Rock Fall at Grand Canyon Reveals Possible Ancient Animal Footprints

The Associated Press
By The Associated Press
August 25, 2020USshare
Rock Fall at Grand Canyon Reveals Possible Ancient Animal Footprints
Park employees Klara Widrig (L) and Anne Miller examine a rock that revealed fossilized footprints at the Grand Canyon in northern Arizona in a file photo. (Courtesy Grand Canyon National Park via AP)

FLAGSTAFF, Ariz.—It’s something like a modern-day chuckwalla, strolling in sand dunes on an island in what now is the Grand Canyon region.

That’s how Steve Rowland, professor emeritus of geology at the University of Nevada, Las Vegas, and his fellow researchers interpret fossil footprints that were revealed in a rockfall near a popular Grand Canyon hiking trail. They estimate the tracks are 313 million years old, give or take a half-million years.

Fossil footprints on the face of a rock
Fossil footprints on the face of a rock that fell near a popular hiking trail at Grand Canyon National Park, Ariz., in March 2018. (Steve Rowland via AP)

Rowland first heard about the footprints from a Norwegian geology professor, Allan Krill, who was hiking at the Grand Canyon in 2016 with his students and sent Rowland a photo.

Rowland made out claw marks common among reptiles in the 28 footprints, which he said help tease out the scarce skeletal record. Some of the earliest bones of similar animals that lay eggs outside the water were found in Nova Scotia around the same time the creatures would have been in what’s now northern Arizona, Rowland said.

Similar tracks elsewhere largely are found in coal beds, not sand dunes, he said.

“You could always learn more, and we certainly would like to find more tracks of those same animals,” he said.

The rock fell from the Manakacha Formation, made up of sandstone, limestone, and mudstone that points to it being a onetime coastal plain when Arizona was near the western edge of the supercontinent, Pangaea. Dinosaurs weren’t around yet.

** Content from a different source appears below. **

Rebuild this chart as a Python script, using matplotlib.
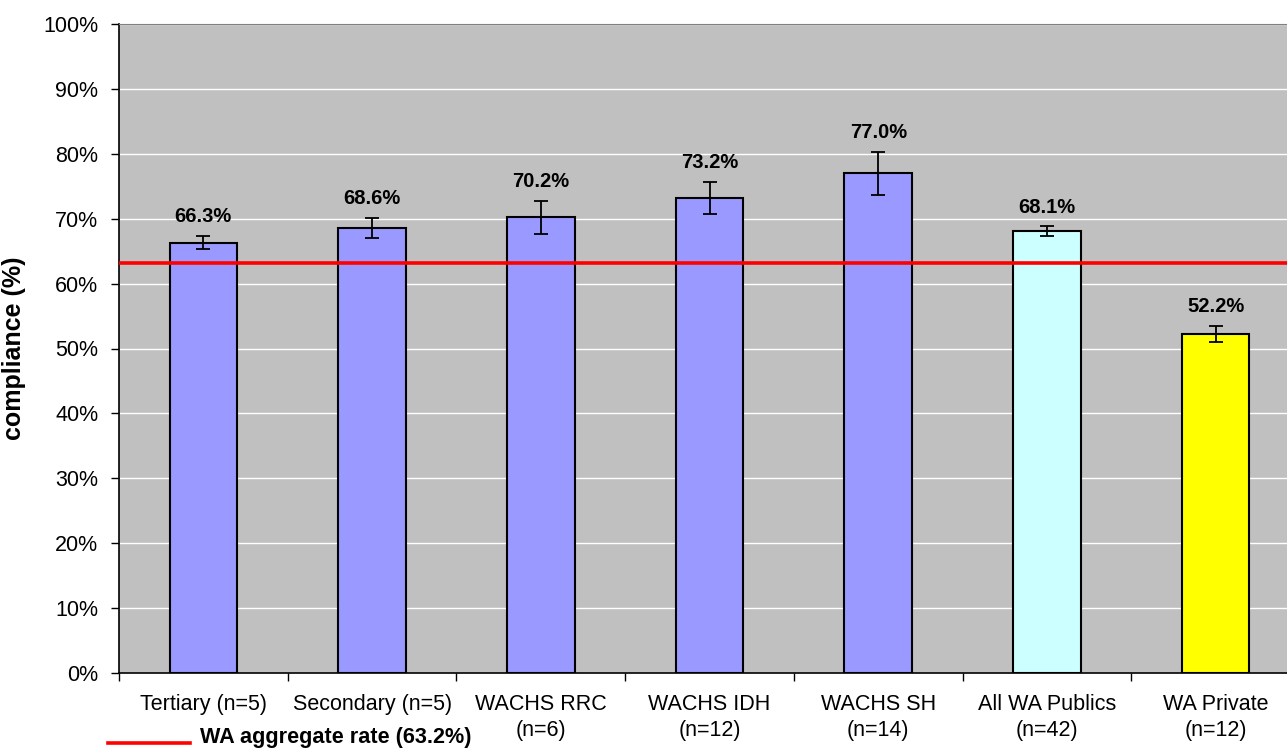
import matplotlib
matplotlib.use("Agg")
import matplotlib.pyplot as plt
from matplotlib.lines import Line2D

plt.rcParams['font.family'] = ['Liberation Sans', 'DejaVu Sans']

# data
categories = ["Tertiary (n=5)", "Secondary (n=5)", "WACHS RRC\n(n=6)",
              "WACHS IDH\n(n=12)", "WACHS SH\n(n=14)", "All WA Publics\n(n=42)",
              "WA Private\n(n=12)"]
compliance = [66.3, 68.6, 70.2, 73.2, 77.0, 68.1, 52.2]
errors = [1.0, 1.5, 2.5, 2.5, 3.3, 0.7, 1.2]
bar_colors = ["#9999FF"] * 5 + ["#CCFFFF", "#FFFF00"]
aggregate = 63.2

W, H = 1287, 749
fig = plt.figure(figsize=(W / 100, H / 100), dpi=100)
# axes runs slightly past the right edge, as in the original
ax = fig.add_axes([119 / W, (H - 673) / H, 1181 / W, 649 / H])
ax.set_facecolor("#C0C0C0")

x = range(len(categories))
ax.bar(x, compliance, width=0.40, color=bar_colors, edgecolor="black",
       linewidth=1.5, zorder=3)
ax.errorbar(x, compliance, yerr=errors, fmt="none", ecolor="black",
            elinewidth=1.3, capsize=5, capthick=1.3, zorder=4)
ax.axhline(aggregate, color="#FF0000", linewidth=2.6, zorder=5)

for i, (v, e) in enumerate(zip(compliance, errors)):
    ax.text(i, v + e + 3.0, f"{v:.1f}%", ha="center", va="center",
            fontsize=14.5, fontweight="bold", zorder=6)

ax.set_xlim(-0.5, len(categories) - 0.5)
ax.set_ylim(0, 100)
ax.set_yticks(range(0, 101, 10))
ax.set_yticklabels([f"{t}%" for t in range(0, 101, 10)])
ax.yaxis.grid(True, color="white", linewidth=1.0, zorder=0)
ax.set_axisbelow(True)

ax.set_xticks([i - 0.5 for i in range(len(categories) + 1)], minor=False)
ax.set_xticklabels([])
ax.set_xticks(list(x), minor=True)
ax.set_xticklabels(categories, minor=True, fontsize=15.5, linespacing=1.35)
ax.tick_params(axis="x", which="minor", length=0, pad=15)
ax.tick_params(axis="x", which="major", length=6, direction="out", width=1)
ax.tick_params(axis="y", length=6, direction="out", width=1, labelsize=15.5, pad=9)

for s in ["left", "bottom"]:
    ax.spines[s].set_color("black")
    ax.spines[s].set_linewidth(1.2)
ax.spines["top"].set_color("#808080")
ax.spines["right"].set_visible(False)

ax.set_ylabel("compliance (%)", fontsize=18, fontweight="bold", labelpad=12)

# legend entry below the axis
fig.add_artist(Line2D([108 / W, 190 / W], [1 - 743 / H, 1 - 743 / H],
                      color="#FF0000", linewidth=2.6))
fig.text(200 / W, 1 - 738 / H, "WA aggregate rate (63.2%)", fontsize=15.6,
         fontweight="bold", va="center", ha="left")

fig.savefig("out.png", dpi=100)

Officials at the Grand Canyon are trying to determine what to do with the rock. It weighs hundreds of pounds and is in plain view along the Bright Angel Trail. Another part of the rock also has footprints but wasn’t studied extensively.

The Grand Canyon has talked about creating a trail-side display or flying the rock out and into a museum, which would be costlier, Nebel said.

“A lot of people walk by it and never see it,” he said. “Scientists, we have trained eyes. Now that they know something’s there, it will draw more interest.”